Exact reproduction is required for the lines bounded by the one containing "What Plotly code" and the one containing "import plotly.graph_objects as go", both bounds included. Print them without any pictures.

— begin Listed entries —

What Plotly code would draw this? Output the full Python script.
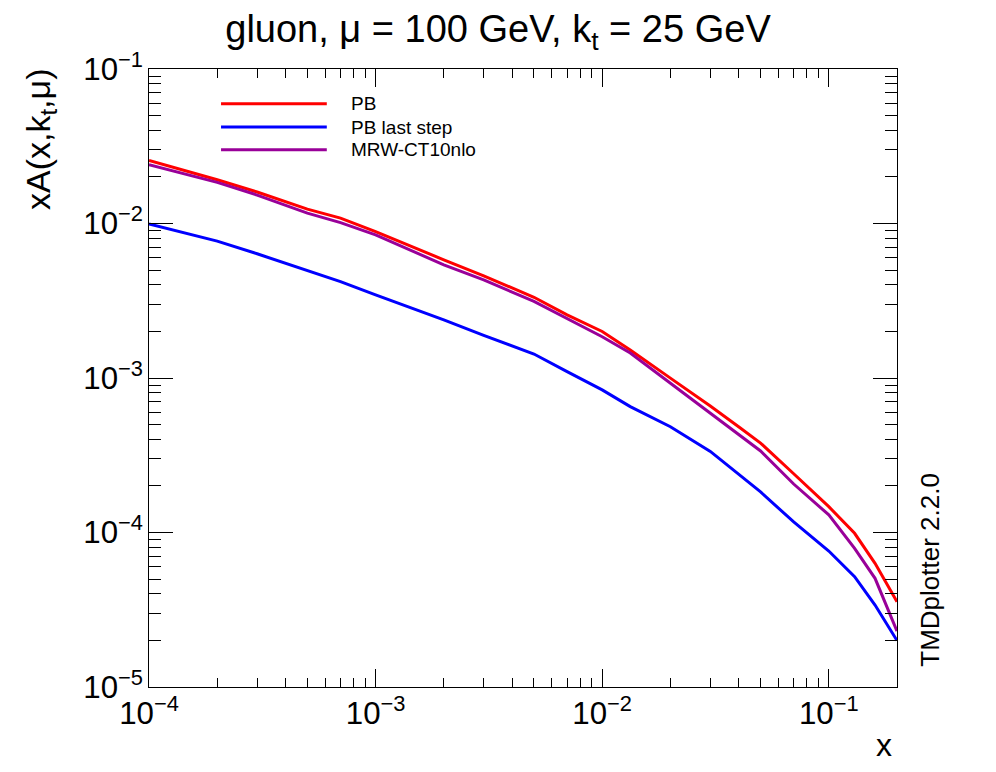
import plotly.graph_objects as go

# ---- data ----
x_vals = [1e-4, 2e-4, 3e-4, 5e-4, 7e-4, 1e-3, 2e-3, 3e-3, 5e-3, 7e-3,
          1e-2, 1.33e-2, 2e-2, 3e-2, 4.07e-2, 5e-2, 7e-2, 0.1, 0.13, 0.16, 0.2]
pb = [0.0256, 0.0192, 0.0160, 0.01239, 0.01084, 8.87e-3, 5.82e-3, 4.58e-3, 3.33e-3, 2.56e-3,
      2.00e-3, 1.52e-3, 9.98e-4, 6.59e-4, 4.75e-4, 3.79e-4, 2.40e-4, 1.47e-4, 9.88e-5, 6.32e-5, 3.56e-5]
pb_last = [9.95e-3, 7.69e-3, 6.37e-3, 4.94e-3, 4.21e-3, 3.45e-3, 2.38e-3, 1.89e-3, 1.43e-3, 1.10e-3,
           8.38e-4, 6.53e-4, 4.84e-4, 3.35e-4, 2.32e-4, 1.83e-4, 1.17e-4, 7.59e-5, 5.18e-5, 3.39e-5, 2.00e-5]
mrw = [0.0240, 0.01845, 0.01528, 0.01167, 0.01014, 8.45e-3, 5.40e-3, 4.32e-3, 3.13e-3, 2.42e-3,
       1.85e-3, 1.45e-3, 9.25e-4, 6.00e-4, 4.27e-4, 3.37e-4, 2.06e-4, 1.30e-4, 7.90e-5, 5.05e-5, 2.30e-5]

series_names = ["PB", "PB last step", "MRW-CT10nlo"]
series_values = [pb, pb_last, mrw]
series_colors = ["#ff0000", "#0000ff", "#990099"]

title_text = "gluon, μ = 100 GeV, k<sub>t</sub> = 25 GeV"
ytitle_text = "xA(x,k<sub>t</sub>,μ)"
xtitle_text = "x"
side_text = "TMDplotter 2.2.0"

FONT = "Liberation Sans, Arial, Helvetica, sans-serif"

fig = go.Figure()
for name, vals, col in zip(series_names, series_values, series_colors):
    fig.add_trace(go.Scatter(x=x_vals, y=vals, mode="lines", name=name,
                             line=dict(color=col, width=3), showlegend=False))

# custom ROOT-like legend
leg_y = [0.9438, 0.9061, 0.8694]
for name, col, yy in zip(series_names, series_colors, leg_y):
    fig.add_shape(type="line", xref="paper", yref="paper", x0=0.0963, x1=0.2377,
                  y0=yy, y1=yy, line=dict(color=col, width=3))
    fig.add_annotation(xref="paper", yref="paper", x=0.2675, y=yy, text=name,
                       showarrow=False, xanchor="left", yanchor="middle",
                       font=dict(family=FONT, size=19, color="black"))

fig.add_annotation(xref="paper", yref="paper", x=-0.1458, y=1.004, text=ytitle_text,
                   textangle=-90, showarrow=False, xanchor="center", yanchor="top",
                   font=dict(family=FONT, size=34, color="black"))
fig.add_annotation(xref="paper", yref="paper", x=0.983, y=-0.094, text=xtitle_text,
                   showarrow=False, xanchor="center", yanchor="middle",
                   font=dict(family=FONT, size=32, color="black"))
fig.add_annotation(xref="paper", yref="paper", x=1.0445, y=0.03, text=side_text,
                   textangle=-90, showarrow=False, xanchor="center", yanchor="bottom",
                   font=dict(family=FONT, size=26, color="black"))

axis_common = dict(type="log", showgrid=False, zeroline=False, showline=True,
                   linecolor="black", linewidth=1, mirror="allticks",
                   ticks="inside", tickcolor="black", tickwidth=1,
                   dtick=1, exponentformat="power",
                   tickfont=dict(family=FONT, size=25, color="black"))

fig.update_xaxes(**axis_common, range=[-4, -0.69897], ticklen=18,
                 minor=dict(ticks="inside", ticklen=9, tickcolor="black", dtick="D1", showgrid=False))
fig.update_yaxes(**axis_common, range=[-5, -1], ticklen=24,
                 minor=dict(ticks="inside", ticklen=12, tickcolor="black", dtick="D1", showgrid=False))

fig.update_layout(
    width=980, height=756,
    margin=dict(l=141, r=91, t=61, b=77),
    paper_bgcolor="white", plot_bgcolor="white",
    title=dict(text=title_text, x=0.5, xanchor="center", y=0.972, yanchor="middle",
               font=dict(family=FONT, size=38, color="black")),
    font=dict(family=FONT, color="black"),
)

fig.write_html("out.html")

— end Listed entries —
— begin Listed entries —

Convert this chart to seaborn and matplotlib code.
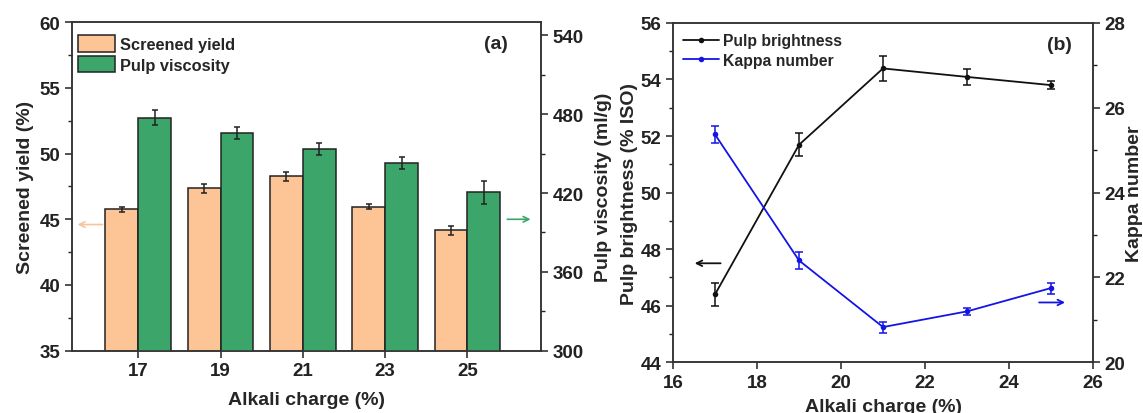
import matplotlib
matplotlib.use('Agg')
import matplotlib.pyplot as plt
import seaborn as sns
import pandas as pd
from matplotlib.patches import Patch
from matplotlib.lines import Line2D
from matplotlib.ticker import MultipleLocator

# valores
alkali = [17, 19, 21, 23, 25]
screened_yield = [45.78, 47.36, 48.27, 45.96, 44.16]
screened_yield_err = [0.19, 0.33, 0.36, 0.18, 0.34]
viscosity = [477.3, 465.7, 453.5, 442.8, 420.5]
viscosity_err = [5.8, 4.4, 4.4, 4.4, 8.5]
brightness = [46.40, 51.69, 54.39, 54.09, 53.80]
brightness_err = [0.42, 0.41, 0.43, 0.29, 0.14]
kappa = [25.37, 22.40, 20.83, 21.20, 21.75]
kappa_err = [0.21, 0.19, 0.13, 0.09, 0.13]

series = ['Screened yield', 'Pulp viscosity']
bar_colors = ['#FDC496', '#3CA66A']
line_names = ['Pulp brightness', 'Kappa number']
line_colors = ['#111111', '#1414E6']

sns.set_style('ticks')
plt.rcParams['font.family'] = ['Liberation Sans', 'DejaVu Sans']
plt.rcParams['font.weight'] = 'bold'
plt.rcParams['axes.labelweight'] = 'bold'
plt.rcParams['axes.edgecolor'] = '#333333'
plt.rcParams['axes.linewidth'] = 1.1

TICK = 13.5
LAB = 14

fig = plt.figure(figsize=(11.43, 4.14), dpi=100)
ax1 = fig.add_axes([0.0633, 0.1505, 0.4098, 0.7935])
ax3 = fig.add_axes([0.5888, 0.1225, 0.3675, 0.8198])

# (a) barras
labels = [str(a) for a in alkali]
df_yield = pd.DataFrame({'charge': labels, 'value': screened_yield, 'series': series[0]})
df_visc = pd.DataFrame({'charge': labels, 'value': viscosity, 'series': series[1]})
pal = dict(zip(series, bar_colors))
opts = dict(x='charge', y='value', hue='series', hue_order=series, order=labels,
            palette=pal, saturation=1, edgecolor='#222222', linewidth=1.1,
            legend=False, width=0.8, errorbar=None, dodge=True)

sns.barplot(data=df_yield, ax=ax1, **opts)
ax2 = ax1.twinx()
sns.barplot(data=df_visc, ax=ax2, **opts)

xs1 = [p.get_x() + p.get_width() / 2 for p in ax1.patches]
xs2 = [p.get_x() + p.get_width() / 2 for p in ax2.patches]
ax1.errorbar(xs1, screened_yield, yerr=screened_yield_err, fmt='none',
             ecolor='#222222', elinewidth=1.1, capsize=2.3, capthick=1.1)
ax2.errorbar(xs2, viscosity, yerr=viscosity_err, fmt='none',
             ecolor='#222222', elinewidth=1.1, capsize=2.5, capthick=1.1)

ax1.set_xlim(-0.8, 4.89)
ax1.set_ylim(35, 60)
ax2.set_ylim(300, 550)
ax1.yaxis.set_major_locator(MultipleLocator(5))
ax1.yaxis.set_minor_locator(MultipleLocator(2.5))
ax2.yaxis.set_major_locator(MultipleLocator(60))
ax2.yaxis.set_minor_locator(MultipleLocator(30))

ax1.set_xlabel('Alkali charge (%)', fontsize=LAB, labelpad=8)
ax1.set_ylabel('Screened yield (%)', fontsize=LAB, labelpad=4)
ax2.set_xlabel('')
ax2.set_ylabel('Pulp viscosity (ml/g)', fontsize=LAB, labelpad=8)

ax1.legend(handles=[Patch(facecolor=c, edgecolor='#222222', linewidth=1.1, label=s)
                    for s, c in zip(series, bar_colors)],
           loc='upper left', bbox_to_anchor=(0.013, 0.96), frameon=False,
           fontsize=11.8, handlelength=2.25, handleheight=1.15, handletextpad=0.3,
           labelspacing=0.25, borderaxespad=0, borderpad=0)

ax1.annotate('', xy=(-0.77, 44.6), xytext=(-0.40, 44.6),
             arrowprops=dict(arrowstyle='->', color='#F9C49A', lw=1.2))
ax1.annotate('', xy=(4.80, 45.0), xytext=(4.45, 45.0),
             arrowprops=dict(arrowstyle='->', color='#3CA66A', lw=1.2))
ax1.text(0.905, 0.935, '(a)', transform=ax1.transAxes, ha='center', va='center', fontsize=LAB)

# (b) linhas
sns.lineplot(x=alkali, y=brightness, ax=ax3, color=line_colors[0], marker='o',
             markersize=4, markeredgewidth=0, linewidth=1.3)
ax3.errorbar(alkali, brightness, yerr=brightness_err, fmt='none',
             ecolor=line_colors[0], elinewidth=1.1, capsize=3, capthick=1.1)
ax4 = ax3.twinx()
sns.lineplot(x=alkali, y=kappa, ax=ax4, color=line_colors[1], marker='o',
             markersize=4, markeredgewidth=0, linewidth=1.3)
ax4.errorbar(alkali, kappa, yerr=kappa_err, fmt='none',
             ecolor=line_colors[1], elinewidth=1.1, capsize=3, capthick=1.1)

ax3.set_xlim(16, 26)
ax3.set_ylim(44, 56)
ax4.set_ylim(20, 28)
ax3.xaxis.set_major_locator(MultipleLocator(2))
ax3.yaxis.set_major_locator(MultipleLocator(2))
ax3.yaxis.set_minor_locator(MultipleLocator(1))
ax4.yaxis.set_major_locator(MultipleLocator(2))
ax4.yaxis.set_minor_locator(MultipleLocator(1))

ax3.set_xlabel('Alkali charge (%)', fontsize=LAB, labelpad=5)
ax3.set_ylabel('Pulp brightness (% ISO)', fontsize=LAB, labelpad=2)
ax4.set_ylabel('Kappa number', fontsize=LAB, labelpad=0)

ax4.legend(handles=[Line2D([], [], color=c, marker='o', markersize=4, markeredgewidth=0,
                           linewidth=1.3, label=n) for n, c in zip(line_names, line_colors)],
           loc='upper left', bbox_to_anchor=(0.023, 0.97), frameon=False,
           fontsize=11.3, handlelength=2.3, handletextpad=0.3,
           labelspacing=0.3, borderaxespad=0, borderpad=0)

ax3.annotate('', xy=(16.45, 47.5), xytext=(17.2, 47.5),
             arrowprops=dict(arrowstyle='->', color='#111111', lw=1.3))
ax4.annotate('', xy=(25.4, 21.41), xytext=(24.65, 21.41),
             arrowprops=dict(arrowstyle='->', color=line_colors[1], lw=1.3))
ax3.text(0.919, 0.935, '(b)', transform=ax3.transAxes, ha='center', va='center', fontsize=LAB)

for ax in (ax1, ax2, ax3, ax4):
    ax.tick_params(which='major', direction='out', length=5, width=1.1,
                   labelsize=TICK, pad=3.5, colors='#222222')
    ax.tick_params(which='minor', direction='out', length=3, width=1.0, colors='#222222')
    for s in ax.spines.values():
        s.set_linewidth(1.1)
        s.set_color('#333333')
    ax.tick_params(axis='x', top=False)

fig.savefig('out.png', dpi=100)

— end Listed entries —

:: Written answer ::
What Plotly code would draw this? Output the full Python script.
import plotly.graph_objects as go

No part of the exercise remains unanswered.